### Source excerpt
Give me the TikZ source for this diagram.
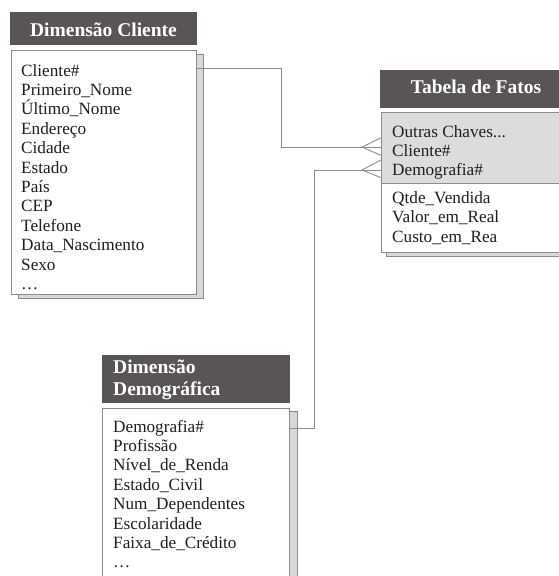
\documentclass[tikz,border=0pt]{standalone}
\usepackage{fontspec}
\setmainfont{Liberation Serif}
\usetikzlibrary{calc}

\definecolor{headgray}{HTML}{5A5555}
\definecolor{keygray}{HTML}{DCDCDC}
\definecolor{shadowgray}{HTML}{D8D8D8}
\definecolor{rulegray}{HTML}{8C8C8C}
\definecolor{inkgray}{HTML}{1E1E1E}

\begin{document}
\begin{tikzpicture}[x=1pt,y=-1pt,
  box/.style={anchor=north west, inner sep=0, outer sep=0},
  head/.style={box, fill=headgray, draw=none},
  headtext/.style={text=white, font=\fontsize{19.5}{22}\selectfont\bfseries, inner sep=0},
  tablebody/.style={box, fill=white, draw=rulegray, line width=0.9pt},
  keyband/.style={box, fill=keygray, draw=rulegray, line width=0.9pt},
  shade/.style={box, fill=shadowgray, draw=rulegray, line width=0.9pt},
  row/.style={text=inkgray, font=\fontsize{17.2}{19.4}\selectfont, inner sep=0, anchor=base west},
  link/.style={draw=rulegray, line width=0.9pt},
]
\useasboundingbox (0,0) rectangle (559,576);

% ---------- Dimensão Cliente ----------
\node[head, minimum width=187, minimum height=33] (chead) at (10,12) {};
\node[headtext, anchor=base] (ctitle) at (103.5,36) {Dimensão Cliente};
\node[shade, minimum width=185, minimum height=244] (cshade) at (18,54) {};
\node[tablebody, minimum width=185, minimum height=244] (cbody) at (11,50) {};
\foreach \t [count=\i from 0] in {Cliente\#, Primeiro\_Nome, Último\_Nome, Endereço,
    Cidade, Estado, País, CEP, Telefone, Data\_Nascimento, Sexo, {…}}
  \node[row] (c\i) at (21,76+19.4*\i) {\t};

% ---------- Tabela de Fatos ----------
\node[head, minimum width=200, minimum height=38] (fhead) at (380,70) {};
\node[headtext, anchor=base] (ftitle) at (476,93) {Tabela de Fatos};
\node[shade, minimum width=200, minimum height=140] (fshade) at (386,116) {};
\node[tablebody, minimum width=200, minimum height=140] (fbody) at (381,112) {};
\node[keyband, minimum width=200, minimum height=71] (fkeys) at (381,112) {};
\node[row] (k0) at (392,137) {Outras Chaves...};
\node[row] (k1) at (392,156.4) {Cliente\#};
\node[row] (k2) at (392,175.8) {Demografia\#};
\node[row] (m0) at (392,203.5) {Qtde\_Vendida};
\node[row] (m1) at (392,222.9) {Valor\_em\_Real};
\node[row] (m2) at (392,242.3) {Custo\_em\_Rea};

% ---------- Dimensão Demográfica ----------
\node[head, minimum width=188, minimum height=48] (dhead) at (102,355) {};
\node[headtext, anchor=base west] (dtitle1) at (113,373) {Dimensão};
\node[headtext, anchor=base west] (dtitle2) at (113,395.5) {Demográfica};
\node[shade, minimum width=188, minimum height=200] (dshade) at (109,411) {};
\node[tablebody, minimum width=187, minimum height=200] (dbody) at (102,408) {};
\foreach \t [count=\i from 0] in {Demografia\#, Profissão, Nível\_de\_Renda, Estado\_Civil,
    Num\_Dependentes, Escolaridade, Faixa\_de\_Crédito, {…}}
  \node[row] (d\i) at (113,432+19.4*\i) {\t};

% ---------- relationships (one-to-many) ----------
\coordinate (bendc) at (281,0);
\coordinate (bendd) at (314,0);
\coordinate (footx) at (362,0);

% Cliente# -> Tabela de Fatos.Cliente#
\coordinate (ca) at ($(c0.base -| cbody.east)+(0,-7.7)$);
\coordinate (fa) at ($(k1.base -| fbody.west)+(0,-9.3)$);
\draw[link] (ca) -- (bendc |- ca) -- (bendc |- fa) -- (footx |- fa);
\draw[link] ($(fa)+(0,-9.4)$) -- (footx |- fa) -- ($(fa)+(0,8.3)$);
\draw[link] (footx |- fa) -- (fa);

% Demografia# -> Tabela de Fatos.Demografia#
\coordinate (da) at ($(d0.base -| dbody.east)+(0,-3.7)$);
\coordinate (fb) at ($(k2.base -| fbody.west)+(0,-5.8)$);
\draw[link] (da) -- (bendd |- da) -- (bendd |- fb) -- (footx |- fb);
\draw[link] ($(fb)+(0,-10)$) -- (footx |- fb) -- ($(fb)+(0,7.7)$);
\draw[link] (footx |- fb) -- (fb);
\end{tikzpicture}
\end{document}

### Exercise goal
Copy every line above word for word and exclude the pictures.

### Result of the task
Give me the TikZ source for this diagram.
\documentclass[tikz,border=0pt]{standalone}
\usepackage{fontspec}
\setmainfont{Liberation Serif}
\usetikzlibrary{calc}

\definecolor{headgray}{HTML}{5A5555}
\definecolor{keygray}{HTML}{DCDCDC}
\definecolor{shadowgray}{HTML}{D8D8D8}
\definecolor{rulegray}{HTML}{8C8C8C}
\definecolor{inkgray}{HTML}{1E1E1E}

\begin{document}
\begin{tikzpicture}[x=1pt,y=-1pt,
  box/.style={anchor=north west, inner sep=0, outer sep=0},
  head/.style={box, fill=headgray, draw=none},
  headtext/.style={text=white, font=\fontsize{19.5}{22}\selectfont\bfseries, inner sep=0},
  tablebody/.style={box, fill=white, draw=rulegray, line width=0.9pt},
  keyband/.style={box, fill=keygray, draw=rulegray, line width=0.9pt},
  shade/.style={box, fill=shadowgray, draw=rulegray, line width=0.9pt},
  row/.style={text=inkgray, font=\fontsize{17.2}{19.4}\selectfont, inner sep=0, anchor=base west},
  link/.style={draw=rulegray, line width=0.9pt},
]
\useasboundingbox (0,0) rectangle (559,576);

% ---------- Dimensão Cliente ----------
\node[head, minimum width=187, minimum height=33] (chead) at (10,12) {};
\node[headtext, anchor=base] (ctitle) at (103.5,36) {Dimensão Cliente};
\node[shade, minimum width=185, minimum height=244] (cshade) at (18,54) {};
\node[tablebody, minimum width=185, minimum height=244] (cbody) at (11,50) {};
\foreach \t [count=\i from 0] in {Cliente\#, Primeiro\_Nome, Último\_Nome, Endereço,
    Cidade, Estado, País, CEP, Telefone, Data\_Nascimento, Sexo, {…}}
  \node[row] (c\i) at (21,76+19.4*\i) {\t};

% ---------- Tabela de Fatos ----------
\node[head, minimum width=200, minimum height=38] (fhead) at (380,70) {};
\node[headtext, anchor=base] (ftitle) at (476,93) {Tabela de Fatos};
\node[shade, minimum width=200, minimum height=140] (fshade) at (386,116) {};
\node[tablebody, minimum width=200, minimum height=140] (fbody) at (381,112) {};
\node[keyband, minimum width=200, minimum height=71] (fkeys) at (381,112) {};
\node[row] (k0) at (392,137) {Outras Chaves...};
\node[row] (k1) at (392,156.4) {Cliente\#};
\node[row] (k2) at (392,175.8) {Demografia\#};
\node[row] (m0) at (392,203.5) {Qtde\_Vendida};
\node[row] (m1) at (392,222.9) {Valor\_em\_Real};
\node[row] (m2) at (392,242.3) {Custo\_em\_Rea};

% ---------- Dimensão Demográfica ----------
\node[head, minimum width=188, minimum height=48] (dhead) at (102,355) {};
\node[headtext, anchor=base west] (dtitle1) at (113,373) {Dimensão};
\node[headtext, anchor=base west] (dtitle2) at (113,395.5) {Demográfica};
\node[shade, minimum width=188, minimum height=200] (dshade) at (109,411) {};
\node[tablebody, minimum width=187, minimum height=200] (dbody) at (102,408) {};
\foreach \t [count=\i from 0] in {Demografia\#, Profissão, Nível\_de\_Renda, Estado\_Civil,
    Num\_Dependentes, Escolaridade, Faixa\_de\_Crédito, {…}}
  \node[row] (d\i) at (113,432+19.4*\i) {\t};

% ---------- relationships (one-to-many) ----------
\coordinate (bendc) at (281,0);
\coordinate (bendd) at (314,0);
\coordinate (footx) at (362,0);

% Cliente# -> Tabela de Fatos.Cliente#
\coordinate (ca) at ($(c0.base -| cbody.east)+(0,-7.7)$);
\coordinate (fa) at ($(k1.base -| fbody.west)+(0,-9.3)$);
\draw[link] (ca) -- (bendc |- ca) -- (bendc |- fa) -- (footx |- fa);
\draw[link] ($(fa)+(0,-9.4)$) -- (footx |- fa) -- ($(fa)+(0,8.3)$);
\draw[link] (footx |- fa) -- (fa);

% Demografia# -> Tabela de Fatos.Demografia#
\coordinate (da) at ($(d0.base -| dbody.east)+(0,-3.7)$);
\coordinate (fb) at ($(k2.base -| fbody.west)+(0,-5.8)$);
\draw[link] (da) -- (bendd |- da) -- (bendd |- fb) -- (footx |- fb);
\draw[link] ($(fb)+(0,-10)$) -- (footx |- fb) -- ($(fb)+(0,7.7)$);
\draw[link] (footx |- fb) -- (fb);
\end{tikzpicture}
\end{document}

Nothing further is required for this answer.